Kishore Kumar

On the sets of Miss Mary, when they kept him waiting for five days without utilising his dates, he began chopping his hair off. First he chopped some on his left side, then he chopped some from the right to balance it; when he figured he had chopped too much off the right side, he went back and chopped some more from the left. By the time the unit called him for his shot, they were shocked to find he had scarcely any hair left.


KK had also temporarily stopped singing for Amitabh Bachchan in mid-1980s after Bachchan had refused to make a guest appearance in the film Mamta ki Chhaon Mein that Kishore had produced. …………….Which is Movie where RDB singing for Amitabh & Kishore singing for Randhir. Interesting to see Kishore playing second fiddle to RDB, apparently happened due a tiff between Amitabh & Kishore ?

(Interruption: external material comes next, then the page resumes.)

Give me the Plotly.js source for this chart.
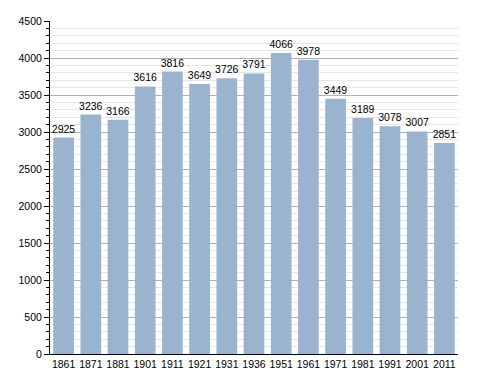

Kishoreda had a clause written into his contract that only he would sing Rajesh Khanna’s songs in two-hero films

Salilda on Koi Hota Jisko Apna

in 1971, that much awaited coupling happened… This time in a small budget movie of Gulzar called “Mere apne”.. By that time, Kishore had become so evident in the playback singing market, perhaps, Salil also did not want to stay out of it…. And they together created magic in the form of ” Koi Hota Jisko Apna”… Salil told after this song that it was the first time in 17 years that he realized how much potential Kishore had in his voice

Half-Ticket Song

Salilda had never thought much of Kishore's singing skills and in fact, had to be coerced into allowing Kishore to sing for himself in Naukri (Hemant Kumar was originally supposed to sing Chotasa ghar hoga.) For Half-Ticket, the song was originally meant to be a duet with Lata Mangeshkar. She was away at the time of the recording, and Kishore Kumar begged to be allowed to sing both parts, arguing that he was playing the 'female' onscreen. Reluctantly, Salilda gave in, with one caveat - Kishore had to prove he could do it. Kishoreda promptly sang the song, switching between female and male voice with ease. The rest, as they say, is history. (The song was recorded in a single take.)


Ek Ladki Bheegi Bhaagi si - Kishore Kumar produced Chalti ka Naam Gaadi hoping it would flop, and so ease his income tax problems. Unfortunately for him, this madcap caper involving his real-life brothers, future wife Madhubala and a Chevrolet car turned out to be a ringing success at the box office.


Badi Sooni Sooni hai - Sachin Dev Burman, who had given him some of his career’s best songs. When, in the middle of recording for Mili, SDB fell ill, Kishore rushed to his bedside, and promised to complete the recording. Sung with such feeling, it was to become Kishore Kumar’s signature song for years to come.


Koi Hum Dum Na Raha – This song, originally composed by Saraswati Devi, was sung by brother Ashok Kumar in Jeevan Naiyya. Decades later, Kishore Kumar used the same tune for his film, and it became one of the biggest hits of his career.


Woh shaam kuch ajeeb thi - and Gulzar's lyrics………If you look at the first antara and the second antara, the lines are exactly the same but in different order, giving it a different meaning. And the way Kishore has sung it, really touches you.

Mere Naina Sawan Bhado

The story goes something like - when RD Pancham Burman told Kishore Kumar about this song, that it was based on a 'raag shivranjini', classical based etc, Kishore Kumar asked RD to record Lata Bai first so he could copy from her audio. Shakti Samanta the director was approached he was hesitant, unnecessary untimely out of pocket expense he suggested, but RD told him that Kishore Kumar was a crazy person and that they should conform to his request, so Lata sang first and Kishore Kumar copies the tune, mastered it in front of this mirror 7 days of practice, and the rest is History.

Dukhi man mere

SDB offered and insisted that Dukhi Man Mere will be rendered by Kishore, he, literally, begged Sachinda not to punish him so harshly. SD obviously was not only firm but was also in the mood to counsel out Kishores' fears, right till the start of the recording. And as the cliché saying goes, the rest is history.